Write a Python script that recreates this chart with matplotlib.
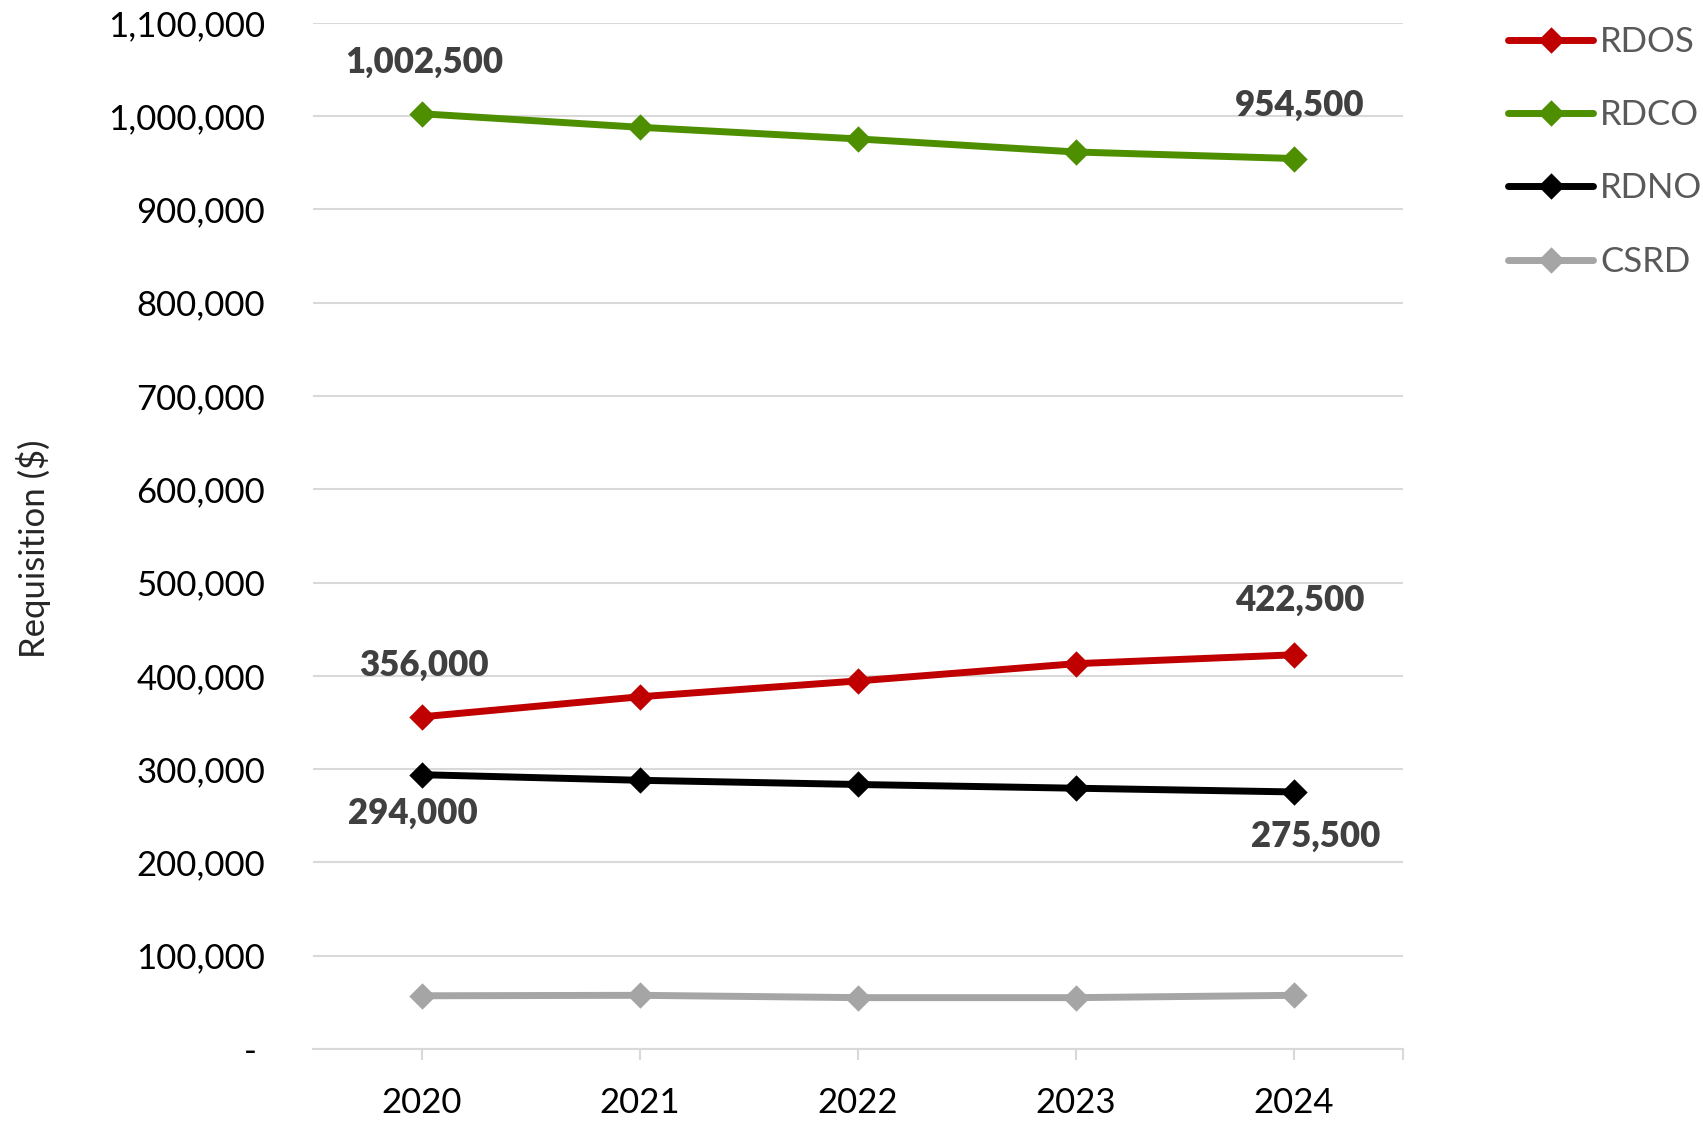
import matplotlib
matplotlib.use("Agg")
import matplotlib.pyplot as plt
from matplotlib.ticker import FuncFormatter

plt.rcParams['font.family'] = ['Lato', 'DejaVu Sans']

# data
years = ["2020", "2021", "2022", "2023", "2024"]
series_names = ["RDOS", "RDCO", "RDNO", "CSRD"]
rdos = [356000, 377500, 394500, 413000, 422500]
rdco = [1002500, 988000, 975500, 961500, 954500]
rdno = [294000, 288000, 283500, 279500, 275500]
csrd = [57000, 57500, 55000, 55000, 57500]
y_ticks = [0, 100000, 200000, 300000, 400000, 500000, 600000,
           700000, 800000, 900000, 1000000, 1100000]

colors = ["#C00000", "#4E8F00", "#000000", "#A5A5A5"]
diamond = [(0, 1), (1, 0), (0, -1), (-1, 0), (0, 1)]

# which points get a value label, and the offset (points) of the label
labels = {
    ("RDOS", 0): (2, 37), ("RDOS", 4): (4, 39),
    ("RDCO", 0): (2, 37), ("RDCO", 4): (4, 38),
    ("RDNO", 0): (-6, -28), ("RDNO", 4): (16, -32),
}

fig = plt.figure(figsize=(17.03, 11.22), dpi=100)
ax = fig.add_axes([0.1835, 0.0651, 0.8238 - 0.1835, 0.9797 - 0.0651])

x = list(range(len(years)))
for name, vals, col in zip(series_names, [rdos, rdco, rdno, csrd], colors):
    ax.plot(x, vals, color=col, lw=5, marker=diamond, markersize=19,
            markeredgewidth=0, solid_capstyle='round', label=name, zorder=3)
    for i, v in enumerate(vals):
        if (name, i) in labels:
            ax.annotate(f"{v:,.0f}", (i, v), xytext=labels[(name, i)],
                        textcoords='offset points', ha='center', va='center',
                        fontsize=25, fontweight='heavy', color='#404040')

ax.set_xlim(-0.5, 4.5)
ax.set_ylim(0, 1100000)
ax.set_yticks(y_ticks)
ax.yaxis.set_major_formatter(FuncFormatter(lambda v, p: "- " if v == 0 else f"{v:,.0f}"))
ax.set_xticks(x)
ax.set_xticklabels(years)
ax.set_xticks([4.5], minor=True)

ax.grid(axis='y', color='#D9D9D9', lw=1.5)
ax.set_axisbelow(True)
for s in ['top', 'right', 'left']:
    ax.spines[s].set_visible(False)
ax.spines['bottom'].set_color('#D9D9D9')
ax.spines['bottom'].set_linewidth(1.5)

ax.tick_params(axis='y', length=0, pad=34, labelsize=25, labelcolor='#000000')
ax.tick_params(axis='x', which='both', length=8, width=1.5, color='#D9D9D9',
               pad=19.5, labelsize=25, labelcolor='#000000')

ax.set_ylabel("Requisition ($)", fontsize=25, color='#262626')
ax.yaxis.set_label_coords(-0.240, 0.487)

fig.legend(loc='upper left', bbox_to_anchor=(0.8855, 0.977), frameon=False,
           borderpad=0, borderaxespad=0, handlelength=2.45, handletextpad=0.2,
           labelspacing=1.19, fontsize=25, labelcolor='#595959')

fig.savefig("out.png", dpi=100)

_ _ _ _

What to do:
Reproduce only the lines from the beginning of the data through the line that contains "ax = fig.add_axes([0.1835, 0.0651, 0.8238", both included, and please drop the pictures.

Result of this task:
Write a Python script that recreates this chart with matplotlib.
import matplotlib
matplotlib.use("Agg")
import matplotlib.pyplot as plt
from matplotlib.ticker import FuncFormatter

plt.rcParams['font.family'] = ['Lato', 'DejaVu Sans']

# data
years = ["2020", "2021", "2022", "2023", "2024"]
series_names = ["RDOS", "RDCO", "RDNO", "CSRD"]
rdos = [356000, 377500, 394500, 413000, 422500]
rdco = [1002500, 988000, 975500, 961500, 954500]
rdno = [294000, 288000, 283500, 279500, 275500]
csrd = [57000, 57500, 55000, 55000, 57500]
y_ticks = [0, 100000, 200000, 300000, 400000, 500000, 600000,
           700000, 800000, 900000, 1000000, 1100000]

colors = ["#C00000", "#4E8F00", "#000000", "#A5A5A5"]
diamond = [(0, 1), (1, 0), (0, -1), (-1, 0), (0, 1)]

# which points get a value label, and the offset (points) of the label
labels = {
    ("RDOS", 0): (2, 37), ("RDOS", 4): (4, 39),
    ("RDCO", 0): (2, 37), ("RDCO", 4): (4, 38),
    ("RDNO", 0): (-6, -28), ("RDNO", 4): (16, -32),
}

fig = plt.figure(figsize=(17.03, 11.22), dpi=100)
ax = fig.add_axes([0.1835, 0.0651, 0.8238 - 0.1835, 0.9797 - 0.0651])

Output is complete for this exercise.